At the federal level, no legislation has been passed that specifically regulates the use of PoW as a consensus mechanism for cryptoassets. However, a recent report issued by the White House Office of Science and Technology Policy has pointed to cryptoasset mining as a significant contributor to greenhouse gas emissions, and recommends federal agencies work with states, communities, the industry and others to set standards for environmentally responsible cryptoasset technologies. The report notes that if such measures prove ineffective, the administration could explore using executive actions or for Congress to pass legislation limiting the use of high-energy consensus mechanisms such as PoW.
Impact on Capital Markets – digital bonds
In the capital markets context, there have been digital bond issuances under French law which have been registered on the Ethereum blockchain. Given that from the effective date of The Merge, the PoW consensus mechanism will be replaced by the PoS consensus mechanism, such digital bonds will be directly impacted by the change of the consensus engine for all network data, including the execution layer, transactions, account balances and block validations of Ethereum.

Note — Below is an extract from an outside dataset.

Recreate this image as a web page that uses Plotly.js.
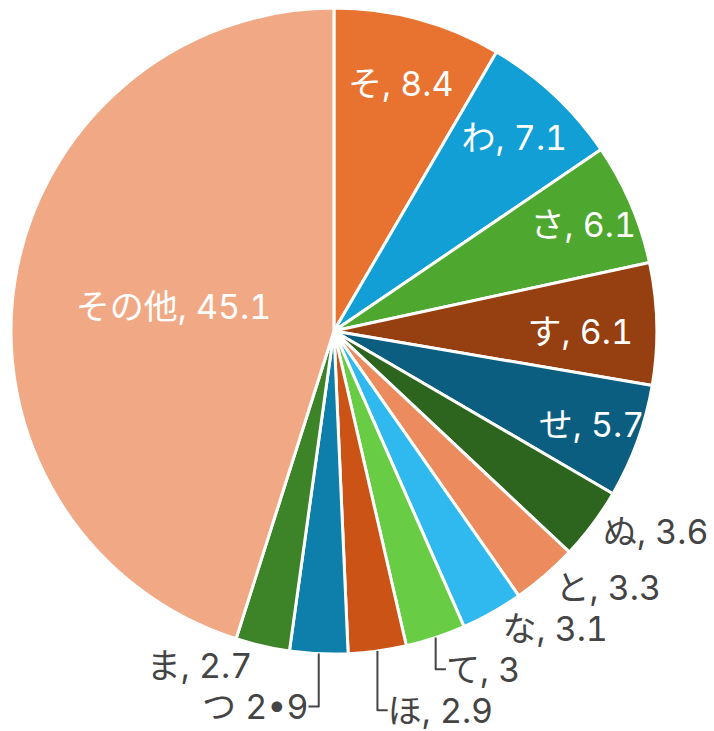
<!DOCTYPE html>
<html><head><meta charset="utf-8">
<script src="https://cdn.plot.ly/plotly-3.0.1.min.js"></script>
<style>
html,body{margin:0;padding:0;background:#fff;}
svg text{font-feature-settings:"tnum" 1;}
</style>
</head><body>
<div id="chart" style="width:714px;height:731px;"></div>
<script>
const labels = ["そ","わ","さ","す","せ","ぬ","と","な","て","ほ","つ","ま","その他"];
const values = [8.4,7.1,6.1,6.1,5.7,3.6,3.3,3.1,3,2.9,2.9,2.7,45.1];
const colors = ["#E8722F","#129FD6","#4EA72E","#964011","#0B5E7F","#2E651E","#EC8B5D","#30B9EF","#68CC45","#CC5316","#0E7EAA","#3C8427","#F1A985"];
const texts = labels.map((l,i)=> l==="つ" ? "つ 2•9" : l+", "+values[i]);
const positions = values.map(v => v >= 5 ? "inside" : "outside");
const fam = "Inter, Noto Sans CJK JP";
Plotly.newPlot("chart",[{
  type:"pie", labels:labels, values:values, text:texts,
  textinfo:"text", sort:false, direction:"clockwise", rotation:0,
  marker:{colors:colors, line:{color:"#fff", width:3}},
  textposition:positions, insidetextorientation:"horizontal",
  insidetextfont:{color:"#fff", size:34, family:fam},
  outsidetextfont:{color:"#444", size:34, family:fam},
  automargin:false,
  domain:{x:[0.0154,0.920], y:[0.1053,0.989]},
  hoverinfo:"none"
}],{
  width:714, height:731, margin:{l:0,r:0,t:0,b:0}, showlegend:false,
  uniformtext:{mode:"show", minsize:34},
  paper_bgcolor:"#fff", font:{family:fam}
},{displayModeBar:false});
</script>
</body></html>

This may present risks for the holders of digital bonds which have been registered on the Ethereum blockchain, as recognised by the notice sent by Société Générale SFH in relation to a series of fixed rate digital bonds which highlighted that some miners may fork Ethereum and push for a PoW alternative to continue to receive rewards on mining activity and not to lose money on computing hardware in which they invested. Given that this would lead to two different versions of the blockchain coexisting, this would necessitate the duplication of the smart contract designed for the digital bonds issuance and mean that the digital bonds, the related holdings, and the transfers of the digital bonds could theoretically evolve differently between PoS and PoW versions of Ethereum. The approach taken by Société Générale SFH was to clarify that were such a fork to occur, the registrar, pursuant to its business continuity plan and French law, would maintain its off-chain register and record any further transactions only on the PoS version of Ethereum, which would constitute the sole valid and binding register of the digital bonds.
The Merge is part of a series of major Ethereum ecosystem upgrades, which will also include The Surge, The Verge, The Purge, and The Splurge. While there are no official calendar announcements on these subsequent upgrades, Ethereum is working on "Sharding" which introduces shard chains that are similar to regular blockchains, except they each contain only a portion of the blockchain data. Thanks to the specific subset of data provided by shard chains, nodes can verify transactions more efficiently, which will in turn also reduce the fees required to conduct transactions in ETH.
While further scalability upgrades are still to come, the Merge has shifted Ethereum to a more energy friendly network, addressing the widespread criticism that crypto's climate impact outweighs its possible benefits. Many “second layer” projects that are built on the Ethereum blockchain (such as NFTs and Metaverse platforms) will be affected by the Merge, likely significantly reducing their carbon footprint. If energy use and environmental concerns had been a stumbling block to their adoption in the past, then a “greener” Ethereum may potentially open the door to new users of digital assets.
As the market awaits the next and final stage of upgrades to complete, the Merge could represent the first step towards increased institutional adoption of Ethereum's tech offerings. The Merge has set Ethereum apart from most other platforms that still run on a PoW mechanism, meaning that financial institutions and investors may no longer reject crypto on environmental grounds.